Reading in the Classroom: Learning Procedure for Classroom Reading
Lesson 1 of 13
Objective: SWBAT to follow procdures for coming to the reading space quickly and quietly to read independently for extended periods of time.
In order to grow as readers throughout the year, students need ample amount of focused time reading. They can't do that with shared expectation and clear procedures about how to be part of a classrooom culture that supports reading.
First, I get the students' attention using a signal. I ask the students to "give me five". That means that I hold up a hand and expect them to do it with me as they stop what the are doing in the moment and look at me and give me their attention by the time I count down to one.
Once I have their attention I tell them that we are getting ready for our first reading lesson together. I tell them that reading is a very important part of our lives so we are going to be doing a lot of it in class this year. I tell them that we have a special meeting place to work together on reading and I want to show them where it is. I point it out or move to it.
I then explain that there are many people in the classroom and we need to be aware of each other as we move through the classroom so that we can be safe. I then describe how I want them to come to the meeting place. In my classroom, I dismiss groups two at a time and ask them to sit on the carpet. Later in the year, I will ask students to sit next to their partners on the carpet. Depending on the group of kids, I may or may not have assigned seats. Then I ask them if they are ready to try it.
This is the time I've given for students to practice walking from their seats to the meeting space, getting quiet and focused on me.

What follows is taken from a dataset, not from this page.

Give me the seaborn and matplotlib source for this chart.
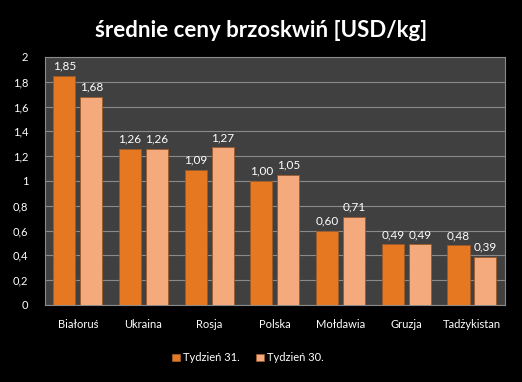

I get the class' attention and then invite groups of students to the carpet, reminding them to walk calmly and safely to the carpet after pushing in their chairs. I direct them to where on the carpet I want them to sit. I praise them for what they did well and then invite the next groups.
When all students are on the carpet, I ask for their attention. They reflect on how it went and they identify areas that could be improved. Then they return to their desks and try it again with the recommendations.
We try again. Again, I praise students or groups on what they did well, especially if they improved in the areas the class has mentioned after the first time. Again, after getting their attention once they sat down on the carpet, I ask them for feedback.
We try it once again.
This process is one of reflection and learning. They are also learning to prepare for future opportunities to participate in learning and reading.
At this point, they are sitting on the carpet, quietly listening to me. Using a large paper for notes, I write down reasons why its important while I list them on the poster provided by the students.
After creating a list, I explain that I will teach them strategies and give them opportunities to practice them. Then I ask them to tell me what they can do for themselves and each other.
I list the ideas they present and offer some if they miss any important ones, such as being quiet during reading time, always being prepared with something to read before reading time, reading at home, thinking while they are reading, sharing what they are reading with an adult or friend.
I tell them that they will have an opportunity to read independently today by starting with a small amount of time and then building up over the week.
Then they lead them through a procedure that gets them to their desk quickly and quietly. I dismiss groups from the carpet and praise them as they leave the carpet quietly and stay on task.
Once everyone is seated, I usually use this time to check in with groups or individual students about their reading. I try to get to each group (five - six groups of four students each) throughout the first week.
I expect students to quietly read, without disturbing each other or asking to leave the room. If I see students getting off task, I identify a student that is on task and praise them for their behavior. For example, if I see students talking with a neighbor, I will find a student who is not talking and then say, "Kate is really supporting her neighbors by reading quietly and not talking". If the off task students do not change their behavior, I will come to them quietly and remind them of the class list and ask them to make a better decision about their time and to not talk or disturb their neighbor.
I give them a two minute warning when independent time is almost up.
When they are finished reading. I ask them to put their materials away and give me their attention. I then ask them to reflect on thier ability to read independently. I leave the list of ideas up so that students can use them to support what they are saying. I ask them if there is anything that we can continue to work on and add it to the list or put a star next to it if it is already on the list.
I let them know that we are done for now and will practice these skills every time we read in class.